Beirut: Since 2011 Syria has been ravaged by a war which has killed 370,000 people and displaced millions.
Here are some key facts about the country ruled since 2000 by President Bashar al-Assad.
– Devastating conflict –
Syria’s civil war was sparked by the Assad regime’s bloody repression of peaceful pro-democracy protests.
It has since spiralled into a complex conflict involving rebels, jihadists and foreign powers.
Opposition fighters and jihadists overran large parts of the country in the first years of war.
But since Russia’s military intervened by Assad’s side in 2015, the regime has notched up a series of victories against them.
The government is also backed by Iran and the Lebanese Shiite group Hezbollah.
By late 2018, the regime was back in control of nearly two-thirds of the country.
The fighting has forced more than half of Syria’s pre-war population of 23 million to flee their homes.
More than six million Syrians have been displaced inside their country, the United Nations says.
More than five million have fled abroad, mostly to neighbouring Turkey, Jordan and Lebanon, its says.
Tens of thousands of Syrians have been arrested, abducted or listed as missing.
– Economy in tatters –
The war is estimated to have set Syria’s economy back by three decades, destroying infrastructure and paralysing the production of electricity and oil.
Whole areas and towns lie in ruins.
Its industry has been shattered and exports fell by 92 percent between 2011 and 2015, dropping from $7.9 billion to $631 million in value, according to the World Bank.
In August 2018, the United Nations estimated the cost of war damage at $400 billion (345 billion euros).
According to the World Food Programme, some 6.5 million people in Syria are suffering from lack of food.
– Independent since 1946 –
From 1516, Syria was part of the Ottoman Empire.
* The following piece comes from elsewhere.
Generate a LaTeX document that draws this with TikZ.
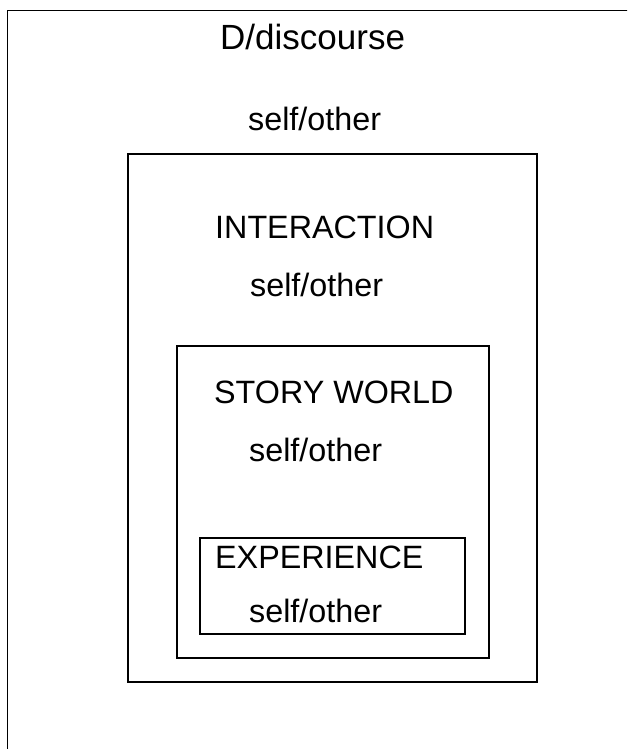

When the empire was dismantled after defeat in World War I, Syria was placed under a French mandate.
The country gained independence in April 1946.
In March 1949, the first of several coups took place, leading to a period of political instability.
In February 1958, Syria and Egypt merged to form the short-lived United Arab Republic (UAR), which Damascus left in 1961.
– Assads in power –
In March 1963, the socialist Arab Baath party came to power, after a military putsch, and enforced martial law.
The defence minister, General Hafez al-Assad, seized power in November 1970.
Four months later, he became the first Syrian head of state from the minority Alawite community, a branch of Shiite Islam which makes up around 10 percent of the population of mainly Sunni Muslim Syria.
In February 1982, the regime clamped down on an Islamist insurgency in the central town of Hama. For around a month, it was gripped by rioting and a crackdown by an elite paramilitary force commanded by Assad’s brother, Rifaat, that left thousands dead.
In 2000, on the death of his father, Bashar al-Assad was named president after an election in which he was the sole candidate.
– War with Israel –
Syria is officially in a state of war with Israel, which since 1967 has occupied most of Syria’s Golan Heights, annexing it in 1981.
Since the start of the conflict in Syria, Israel has carried out numerous air raids against Assad’s regime and also against his allies, Iran and Hezbollah.
– Lebanon –
The Syrian army entered Lebanon on June 1, 1976, one year into its civil war, at the request of the Christians who were losing the battle against Palestinian and Muslim forces.
Two years later, it turned against the Christians, going on to hold two-thirds of Lebanese territory and become for nearly 30 years the main foreign power-broker, with thousands of troops in the country.
It was forced to withdraw its deployment after the February 2005 assassination of former Lebanese prime minister Rafik Hariri, which some linked to Damascus.
– Heritage in danger –
Syria’s extraordinary archeological heritage has been a victim of the war and also of theft and looting, with the jihadist Islamic State group ravaging numerous sites.
UNESCO has six Syrian sites on its list of endangered heritage, including Aleppo, Damascus, the ancient desert town of Palmyra, and the Crusader fortress near Homs known as Crac des Chevaliers.